Billions to be invested in Irish Sea Wind Projects

Date: 02 May 2019

After years of neglect, energy companies plan to sink almost €6 billion into the Irish Sea over the next half decade or so on offshore wind projects. Big players such as Norway’s Statkraft and Germany’s Innogy are queuing up to build wind farms off the Republic’s east coast with the capacity to supply electricity to hundreds of thousands of homes and businesses.

In 2018, Innogy, a renewable player spun out of German giant RWE took a stake in Dublin Array. This is a plan to build turbines with a total capacity to generate 600 mega watts (MW) of electricity – enough to power 600,000 homes – close to the capital. It was originally conceived by Irish company Saorgas, which remains a partner.

Innogy Renewables chief operating officer, Hans Bünting, estimates that the project will cost €1.2 billion to €1.5 billion. The group will probably recruit a finance partner or partners for Dublin Array. Recently, Australian bank Macquarie signed up to work with Innogy on a large offshore project in the UK.

Belgian operator Parkwind is joining with State-owned ESB to revive the Oriel wind farm project, a 330MW development off Co Louth effectively mothballed earlier in the decade. That will cost about €700 million. Individual investors who originally backed the project in the early years of this century are still on board.

South of this, Statkraft plans a 500MW scheme on a site off the Dublin coast that it acquired when it bought Irish operator Element Power. The Scandinavian generator’s chief executive, Christian Rynning-Tønnesen, estimates the cost at €1 billion. However, Statkraft is unlikely to shoulder much of this, as it plans recruiting a partner to do much of the building and ultimately operate the facility.

New wave of Irish Sea developers

Fred Olsen Renewables has a foreshore licence for a 1100MW wind farm close to the Codling Bank around 13km off Bray, Co Wicklow. This could cost €2 billion. That group is seeking permission for a second, similarly-sized project next to the first. Most of these plans have been around for almost 20 years in one shape or another but a new wave of Irish Sea developers hope to be generating and selling power by 2025.

None of these businesses is small. Frankfurt-listed Innogy is worth around €23 billion and is active in 16 European countries. One territory is the UK, where it has several offshore wind farms, including a stake in the Galloper plant off the Suffolk coast, in which the ESB also has shares. Global energy giant Eon is bidding to take over Innogy in an asset swap deal with RWE.
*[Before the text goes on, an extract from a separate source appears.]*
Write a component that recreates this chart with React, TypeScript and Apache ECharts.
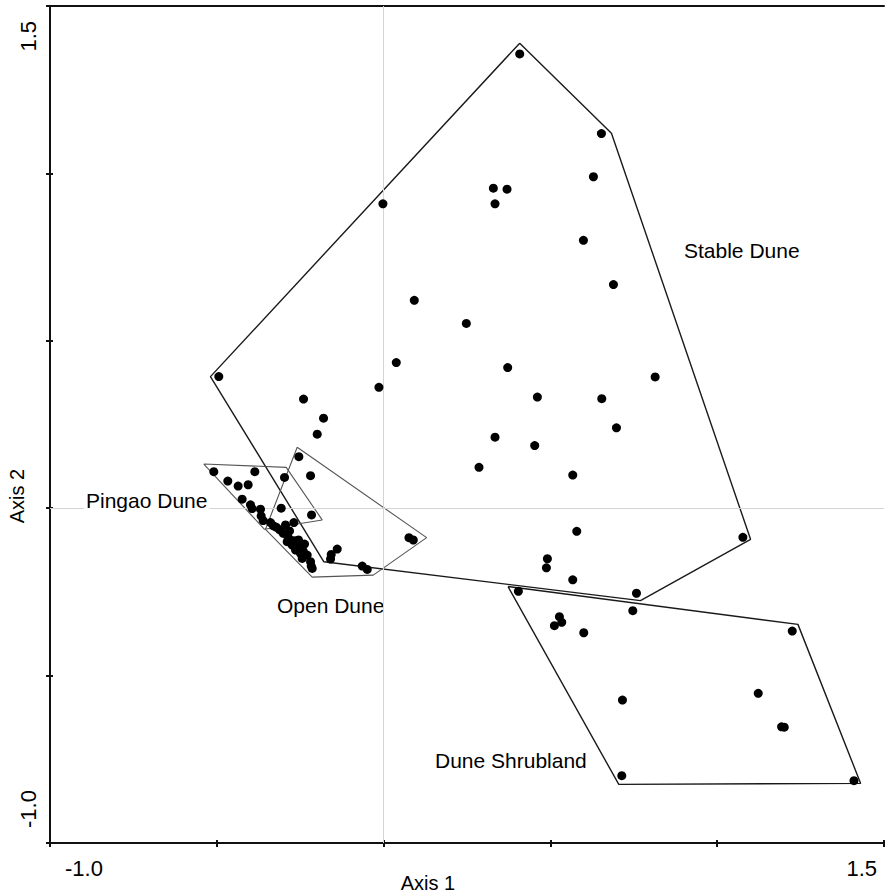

Norwegian state-owned Statkraft last year earned €6 billion supplying enough renewable energy across Europe and other markets to power around 60 million homes. Fred Olsen Energy is part of the Norwegian shipping giant, Fred Olsen. The energy division has assets of €1.4 billion and provides rigs and craft to the oil and gas exploration industry as well as investing in renewables, and owns Belfast’s storied Harland & Wolff shipyard.

Parkwind has 550MW facility generating electricity in Belgian waters with a further 550MW on the way .
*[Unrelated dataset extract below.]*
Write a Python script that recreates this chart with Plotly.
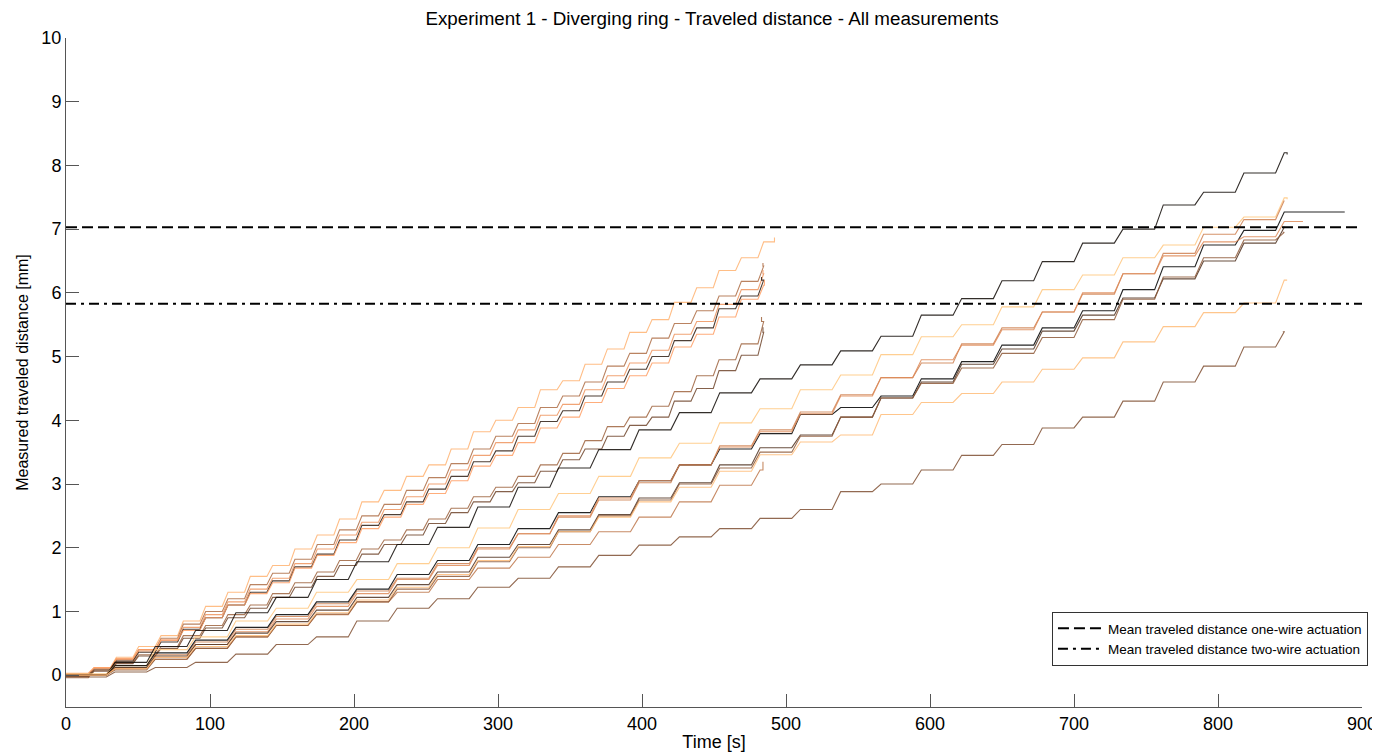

It’s an impressive cast, but this has happened before. A decade or so ago, investors lined up to back offshore power plants in the Irish Sea. They declared that the winds buffeting the Republic could make it the “Saudi Arabia of renewable energy” generating electricity, jobs and wealth.
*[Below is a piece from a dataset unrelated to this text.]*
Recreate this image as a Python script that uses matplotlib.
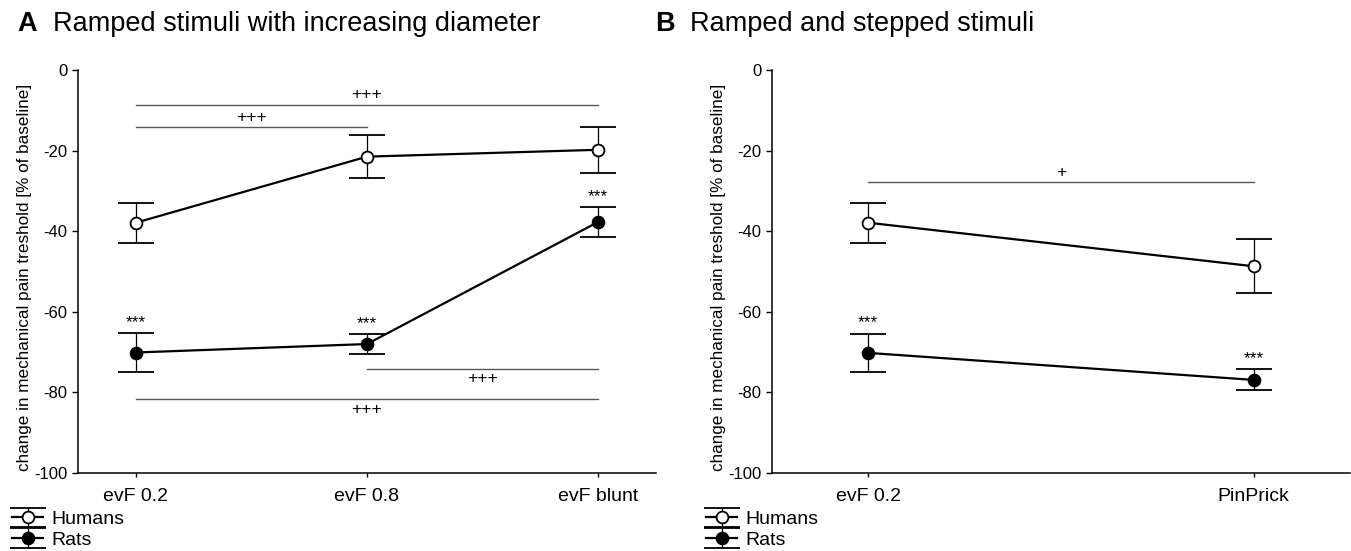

Only it didn’t happen. Unlike Saudi oil wells, wind farms required financial support. Those backing the various Irish Sea projects hoped the Government would extend a guaranteed price scheme, renewable energy feed-in tariff (REFIT), which was underwritten by homes and businesses, to the offshore industry. Onshore plants had already benefitted from the scheme.

Shelved

Eamon Ryan, the then Green Party Minister for Communications, Energy and Natural Resources, favoured extending the subvention to offshore. However, his successor, the Labour Party’s Pat Rabbitte, decided against this.

It was 2011, the depths of the recession, many households were struggling with energy bills and Refit was getting expensive. Between October 2010 and 2011, families and employers contributed €157 million to the scheme through a public service obligation added to their electricity charges. Backing big offshore projects risked radically increasing this burden. An alternative plan to facilitate wind players export power to Britain foundered on problems at the UK side. So the Irish Sea went untapped.

Meanwhile, the industry grew everywhere else. Figures from Renewable UK say there are close to 2,000 turbines around Britain’s coast supplying the equivalent of 15 million homes and cutting 26 million tonnes of greenhouse gas emissions a-year. Virtually every big European power company is involved.